Any investment in refurbishment or new build would necessarily entail further privatisation using the massively expensive Private Finance Initiative, outsourcing or joint ventures with the private sector, while increasing their debt obligations.

In other words, councils would be free to run their estate as they wished on a commercial basis and independently of central government funding. However, given that so much of their income is dependent upon broader government policy that has affected rental income, welfare benefit payments, sales and rent collection, this could only lead one way.

According to Public Finance, self-financing initially appeared to provide the headroom to build more than 550,000 new homes over 30 years, but inflationary changes soon reduced this to 160,000, while the rent reduction policy brought this down further, to 45,000—the same as at present.

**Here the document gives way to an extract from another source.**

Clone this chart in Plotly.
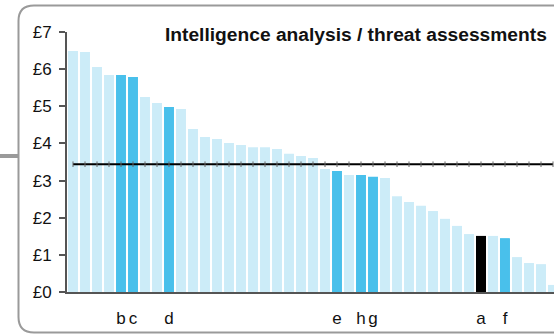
import plotly.graph_objects as go

# ---- data ----
values = [6.49, 6.46, 6.06, 5.84, 5.84, 5.79, 5.25, 5.09, 4.98, 4.93,
          4.39, 4.17, 4.12, 4.01, 3.96, 3.90, 3.90, 3.85, 3.72, 3.66,
          3.61, 3.31, 3.26, 3.15, 3.15, 3.10, 3.07, 2.58, 2.42, 2.32,
          2.18, 1.97, 1.78, 1.56, 1.51, 1.51, 1.45, 0.94, 0.78, 0.75,
          0.19]
labels = ["", "", "", "", "b", "c", "", "", "d", "",
          "", "", "", "", "", "", "", "", "", "",
          "", "", "e", "", "h", "g", "", "", "", "",
          "", "", "", "", "a", "", "f", "", "", "",
          ""]
benchmark = 3.44
y_ticks = [0, 1, 2, 3, 4, 5, 6, 7]
y_ticktext = ["£0", "£1", "£2", "£3", "£4", "£5", "£6", "£7"]
title_text = "Intelligence analysis / threat assessments"

# ---- styling ----
LIGHT = "#CCECF8"
DARK = "#49C0EB"
BLACK = "#000000"
FONT = "Liberation Sans, Arial, sans-serif"

W, H = 554, 334
ML, MR, MT, MB = 67, 0, 32, 42
PW = W - ML - MR
PH = H - MT - MB
PX_PER_BAR = 12.0

idx = list(range(len(values)))
colors = []
for lab in labels:
    if lab == "":
        colors.append(LIGHT)
    elif lab == "a":
        colors.append(BLACK)
    else:
        colors.append(DARK)

tickvals = [i for i, l in zip(idx, labels) if l]
ticktext = [l for l in labels if l]

fig = go.Figure()
fig.add_trace(go.Bar(x=idx, y=values, marker=dict(color=colors, line=dict(width=0)),
                     hoverinfo="skip"))
fig.add_trace(go.Scatter(x=idx, y=[benchmark] * len(idx), mode="lines+markers",
                         line=dict(color="#000000", width=2),
                         marker=dict(symbol="line-ns", size=4,
                                     line=dict(width=1, color="#666666")),
                         hoverinfo="skip"))


def px2paper(px, py):
    return (px - ML) / PW, (H - MB - py) / PH


def P(px, py):
    x, y = px2paper(px, py)
    return f"{x:.5f},{y:.5f}"


r = 15.5
left, top, bot, right = 18.5, 5.5, 332.5, 560
path = (f"M {P(right, top)} L {P(left + r, top)} Q {P(left, top)} {P(left, top + r)} "
        f"L {P(left, bot - r)} Q {P(left, bot)} {P(left + r, bot)} L {P(right, bot)}")

shapes = [
    dict(type="path", xref="paper", yref="paper", path=path,
         line=dict(color="#9A9A9A", width=2), layer="above"),
]
sx0, sy0 = px2paper(0, 156)
sx1, _ = px2paper(18, 156)
shapes.append(dict(type="line", xref="paper", yref="paper", x0=sx0, x1=sx1, y0=sy0, y1=sy0,
                   line=dict(color="#9A9A9A", width=4)))

tx, ty = px2paper(549, 35)

fig.update_layout(
    width=W, height=H,
    margin=dict(l=ML, r=MR, t=MT, b=MB),
    paper_bgcolor="white", plot_bgcolor="white",
    showlegend=False, hovermode=False,
    bargap=0.17,
    font=dict(family=FONT, size=16, color="#111111"),
    shapes=shapes,
    annotations=[dict(text=f"<b>{title_text}</b>", xref="paper", yref="paper",
                      x=tx, y=ty, xanchor="right", yanchor="middle",
                      showarrow=False, font=dict(family=FONT, size=19.2, color="#111111"))],
    xaxis=dict(range=[-0.5, -0.5 + PW / PX_PER_BAR], showgrid=False, zeroline=False,
               showline=True, linecolor="#555555", linewidth=2,
               tickmode="array", tickvals=tickvals, ticktext=ticktext,
               ticks="", ticklabelstandoff=10,
               tickfont=dict(family=FONT, size=17, color="#111111")),
    yaxis=dict(range=[0, 7], showgrid=False, zeroline=False,
               showline=True, linecolor="#555555", linewidth=2,
               tickmode="array", tickvals=y_ticks, ticktext=y_ticktext,
               ticks="outside", ticklen=6, tickwidth=1.5, tickcolor="#555555",
               ticklabelstandoff=4,
               tickfont=dict(family=FONT, size=17, color="#111111")),
)

fig.write_html("out.html", config={"displayModeBar": False},
               post_script="document.body.style.margin='0';")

The sale of higher-value homes would further reduce future income. As a result, local authorities have reduced or abandoned new build plans.

At the same time, such is the scale of the cuts in council funding, that many have systematically raided their HRAs to subsidise other services. According to Inside Housing, of the 170 councils in England with HRAs, 55 percent of local authorities are increasing internal charges and 20 percent of councils are hiking bills by more than 10 percent. Some councils may be transferring staff to housing as a means of protecting social services, with RBKC adding two welfare reform officers to the HRA payroll.

If raids on the HRAs continue at the current rate, £4.8 billion of housing cash will be lost, leading to further cuts in maintenance and refurbishment and the forced sale of many estates, further eroding the public housing stock.